Vulnerable

Over 84,000 Roundcube webmail installations are vulnerable to CVE-2025-49113, a critical remote code execution (RCE) flaw with a public exploit.

The flaw, which impacts Roundcube versions 1.1.0 through 1.6.10, spanning over a decade, was patched on June 1, 2025, following its discovery and reporting by security researcher Kirill Firsov.

The bug stems from unsanitized $_GET['_from'] input, enabling PHP object deserialization and session corruption when session keys begin with an exclamation mark.

Shortly after the patch was released, hackers reverse-engineered it to develop a working exploit, which they sold on underground forums.

Though the exploitation of CVE-2025-49113 requires authentication, attackers claim that valid credentials can be obtained via CSRF, log scraping, or brute-forced.

Firsov shared technical details about the flaw on his blog to help defend against active exploitation attempts that are very likely to occur.

Massive exposure

Roundcube is widely used in shared hosting (GoDaddy, Hostinger, OVH) and government, education, and tech sectors, with over 1,200,000 instances visible online.
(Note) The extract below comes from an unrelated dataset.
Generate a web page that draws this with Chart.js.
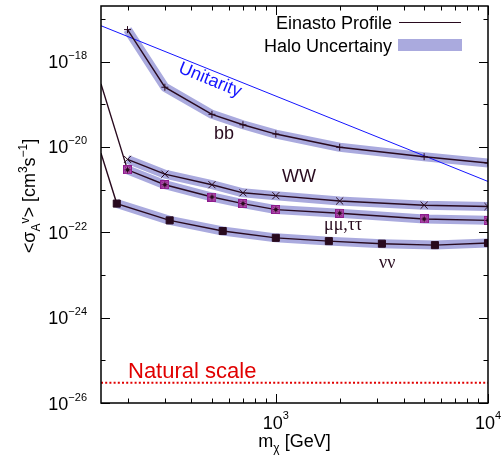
<!DOCTYPE html>
<html><head><meta charset="utf-8">
<script src="https://cdn.jsdelivr.net/npm/chart.js@4.4.1/dist/chart.umd.min.js"></script>
<style>html,body{margin:0;padding:0;background:#fff;overflow:hidden}canvas{display:block}</style>
</head><body>
<canvas id="c" width="501" height="468"></canvas>
<script>
// ---- data ----
const massBB = [200, 300, 500, 700, 1000, 2000, 5000, 10000];
const sigmaBB = [5.6e-18, 2.5e-19, 5.8e-20, 3.3e-20, 2.0e-20, 9.8e-21, 5.9e-21, 4.2e-21];
const massWW = [200, 300, 500, 700, 1000, 2000, 5000, 10000];
const sigmaWW = [5.1e-21, 2.3e-21, 1.3e-21, 8.4e-22, 7.2e-22, 5.4e-22, 4.3e-22, 4.0e-22];
const massMuTau = [150, 200, 300, 500, 700, 1000, 2000, 5000, 10000];
const sigmaMuTau = [3.0e-19, 2.9e-21, 1.3e-21, 6.7e-22, 4.7e-22, 3.4e-22, 2.8e-22, 2.05e-22, 1.9e-22];
const massNuNu = [150, 178, 316, 562, 1000, 1778, 3162, 5623, 10000];
const sigmaNuNu = [7.1e-21, 4.7e-22, 1.9e-22, 1.07e-22, 7.4e-23, 6.2e-23, 5.4e-23, 5.0e-23, 5.6e-23];
const massUnitarity = [150, 10000];
const sigmaUnitarity = [6.9e-18, 1.55e-21];
const massNatural = [150, 10000];
const sigmaNatural = [3e-26, 3e-26];
// first index that carries a marker / halo band (earlier points are only connecting line)
const firstMarkerMuTau = 1;
const firstMarkerNuNu = 1;

// ---- axes ----
const xMin = 150, xMax = 10000;
const yMin = 1e-26, yMax = 2e-17;
const xMajorTicks = [1000, 10000];
const xMajorExponents = ['3', '4'];
const xMinorTicks = [200, 300, 400, 500, 600, 700, 800, 900, 2000, 3000, 4000, 5000, 6000, 7000, 8000, 9000];
const yTickExponents = [-26, -25, -24, -23, -22, -21, -20, -19, -18, -17];
const yLabelExponents = [-26, -24, -22, -20, -18];

const FONT = '"Liberation Sans", Arial, Helvetica, sans-serif';
const SERIF = '"Liberation Serif", "DejaVu Serif", serif';
const DARK = 'rgb(40,10,30)';
const BAND = 'rgb(170,170,222)';

const pts = (xs, ys) => xs.map((x, i) => ({x, y: ys[i]}));

function muMarker() {
  const c = document.createElement('canvas'); c.width = 9; c.height = 9;
  const g = c.getContext('2d');
  g.fillStyle = '#c058bc'; g.fillRect(0, 0, 9, 9);
  g.strokeStyle = '#8c1c8c'; g.lineWidth = 1.2; g.strokeRect(0.6, 0.6, 7.8, 7.8);
  g.strokeStyle = DARK; g.lineWidth = 1;
  g.beginPath();
  g.moveTo(4.5, 1.5); g.lineTo(4.5, 7.5);
  g.moveTo(1.5, 4.5); g.lineTo(7.5, 4.5);
  g.moveTo(2.4, 2.4); g.lineTo(6.6, 6.6);
  g.moveTo(6.6, 2.4); g.lineTo(2.4, 6.6);
  g.stroke();
  return c;
}
const MU = muMarker();

function band(xs, ys, start) {
  return {data: pts(xs.slice(start), ys.slice(start)), borderColor: BAND, borderWidth: 9,
          pointRadius: 0, order: 5, clip: 0, borderCapStyle: 'butt', borderJoinStyle: 'round'};
}
function curve(xs, ys, start, style, radius, extra) {
  return Object.assign({data: pts(xs, ys), borderColor: DARK, borderWidth: 1.4, order: 1, clip: 0,
    pointStyle: style,
    pointRadius: ctx => ctx.dataIndex < start ? 0 : radius,
    pointBorderColor: DARK, pointBackgroundColor: DARK, pointBorderWidth: 1}, extra || {});
}

const datasets = [
  band(massBB, sigmaBB, 0),
  band(massWW, sigmaWW, 0),
  band(massMuTau, sigmaMuTau, firstMarkerMuTau),
  band(massNuNu, sigmaNuNu, firstMarkerNuNu),
  {data: pts(massUnitarity, sigmaUnitarity), borderColor: 'rgb(20,20,255)', borderWidth: 1, pointRadius: 0, order: 3, clip: 0},
  {data: pts(massNatural, sigmaNatural), borderColor: 'rgb(225,0,0)', borderWidth: 2, borderDash: [2, 2.2], pointRadius: 0, order: 3, clip: 0},
  curve(massBB, sigmaBB, 0, 'cross', 3.5),
  curve(massWW, sigmaWW, 0, 'crossRot', 5),
  curve(massMuTau, sigmaMuTau, firstMarkerMuTau, MU, 4.5),
  curve(massNuNu, sigmaNuNu, firstMarkerNuNu, 'rect', 5),
];

function drawRich(ctx, parts, x, y, align) {
  let w = 0;
  parts.forEach(p => { ctx.font = `${p.size}px ${p.family || FONT}`; p.w = ctx.measureText(p.t).width; w += p.w; });
  let cx = align === 'right' ? x - w : align === 'center' ? x - w / 2 : x;
  ctx.textAlign = 'left'; ctx.textBaseline = 'alphabetic';
  parts.forEach(p => { ctx.font = `${p.size}px ${p.family || FONT}`; ctx.fillText(p.t, cx, y + (p.dy || 0)); cx += p.w; });
}

const decor = {
  id: 'decor',
  afterDraw(chart) {
    const {ctx, chartArea: a, scales: {x, y}} = chart;
    ctx.save();
    ctx.strokeStyle = '#000'; ctx.fillStyle = '#000';
    // ticks
    ctx.lineWidth = 1;
    ctx.beginPath();
    yTickExponents.forEach(e => {
      const py = Math.round(y.getPixelForValue(Math.pow(10, e))) + 0.5;
      const len = yLabelExponents.includes(e) ? 9 : 4.5;
      ctx.moveTo(a.left, py); ctx.lineTo(a.left + len, py);
      ctx.moveTo(a.right, py); ctx.lineTo(a.right - len, py);
    });
    xMajorTicks.forEach(v => {
      const px = Math.round(x.getPixelForValue(v)) + 0.5;
      ctx.moveTo(px, a.bottom); ctx.lineTo(px, a.bottom - 9);
      ctx.moveTo(px, a.top); ctx.lineTo(px, a.top + 9);
    });
    xMinorTicks.forEach(v => {
      const px = Math.round(x.getPixelForValue(v)) + 0.5;
      ctx.moveTo(px, a.bottom); ctx.lineTo(px, a.bottom - 4.5);
      ctx.moveTo(px, a.top); ctx.lineTo(px, a.top + 4.5);
    });
    ctx.stroke();
    // frame
    ctx.lineWidth = 1.5;
    ctx.strokeRect(a.left, a.top, a.right - a.left, a.bottom - a.top);
    // tick labels
    ctx.fillStyle = '#000';
    yLabelExponents.forEach(e => {
      const py = y.getPixelForValue(Math.pow(10, e));
      drawRich(ctx, [{t: '10', size: 18}, {t: '\u2212' + Math.abs(e), size: 11, dy: -9}], a.left - 14, py + 6.5, 'right');
    });
    xMajorTicks.forEach((v, i) => {
      const px = x.getPixelForValue(v);
      drawRich(ctx, [{t: '10', size: 18}, {t: xMajorExponents[i], size: 11, dy: -10}], px, 429, 'center');
    });
    // axis titles
    drawRich(ctx, [{t: 'm', size: 18}, {t: '\u03c7', size: 12, dy: 5}, {t: ' [GeV]', size: 18}], (a.left + a.right) / 2, 447, 'center');
    ctx.save();
    ctx.translate(35, 196); ctx.rotate(-Math.PI / 2);
    drawRich(ctx, [{t: '<\u03c3', size: 18}, {t: 'A', size: 12, dy: 5}, {t: 'v', size: 12, dy: -6}, {t: '> [cm', size: 18},
      {t: '3', size: 12, dy: -8}, {t: 's', size: 18}, {t: '\u22121', size: 12, dy: -8}, {t: ']', size: 18}], 0, 0, 'center');
    ctx.restore();
    // curve labels
    ctx.fillStyle = DARK;
    ctx.textAlign = 'left'; ctx.textBaseline = 'alphabetic';
    ctx.font = `18px ${FONT}`;
    ctx.fillText('bb', 214, 139);
    ctx.fillText('WW', 282, 182);
    ctx.font = `18px ${SERIF}`;
    ctx.fillText('\u03bc\u03bc,\u03c4\u03c4', 324, 230);
    ctx.fillText('\u03bd\u03bd', 379, 268);
    // unitarity
    ctx.save();
    ctx.fillStyle = 'rgb(20,20,255)';
    ctx.translate(210, 80); ctx.rotate(Math.atan2(157, 387));
    ctx.font = `18px ${FONT}`; ctx.textAlign = 'center'; ctx.textBaseline = 'middle';
    ctx.fillText('Unitarity', 0, 0);
    ctx.restore();
    // natural scale
    ctx.fillStyle = 'rgb(225,0,0)';
    ctx.font = `22px ${FONT}`; ctx.textAlign = 'left'; ctx.textBaseline = 'alphabetic';
    ctx.fillText('Natural scale', 128, 378);
    // legend
    ctx.fillStyle = '#000';
    ctx.font = `18px ${FONT}`; ctx.textAlign = 'right';
    ctx.fillText('Einasto Profile', 392, 29);
    ctx.fillText('Halo Uncertainy', 392, 52);
    ctx.strokeStyle = DARK; ctx.lineWidth = 1.2;
    ctx.beginPath(); ctx.moveTo(399, 22.5); ctx.lineTo(461, 22.5); ctx.stroke();
    ctx.fillStyle = BAND; ctx.fillRect(398, 39, 64, 12);
    ctx.restore();
  }
};

new Chart(document.getElementById('c'), {
  type: 'line',
  data: {datasets},
  options: {
    responsive: false, animation: false, devicePixelRatio: 1,
    layout: {padding: {left: 101, right: 13, top: 3, bottom: 65}},
    plugins: {legend: {display: false}, tooltip: {enabled: false}},
    scales: {
      x: {type: 'logarithmic', min: xMin, max: xMax, display: false},
      y: {type: 'logarithmic', min: yMin, max: yMax, display: false}
    }
  },
  plugins: [decor]
});
</script>
</body></html>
Threat monitoring platform The Shadowserver Foundation reports that its internet scans return 84,925 Roundcube instances vulnerable to CVE-2025-49113 as of June 8, 2025.

Most of these instances are in the United States (19,500), India (15,500), Germany (13,600), France (3,600), Canada (3,500), and the United Kingdom (2,400).

Heatmap of exposure to CVE-2025-49113
Heatmap of exposure to CVE-2025-49113
Source: The Shadowserver Foundation

Considering the high risk of exploitation and the potential for data theft, the exposure of those instances is a significant cybersecurity risk.

System administrators are recommended to update to version 1.6.11 and 1.5.10, which address CVE-2025-49113, as soon as possible.

It is unclear if the flaw is being leveraged in actual attacks and at what scale, but immediate action is advised nonetheless.

If upgrading is impossible, it is recommended to restrict access to webmail, turn off file uploads, add CSRF protection, block risky PHP functions, and monitor for exploit indicators.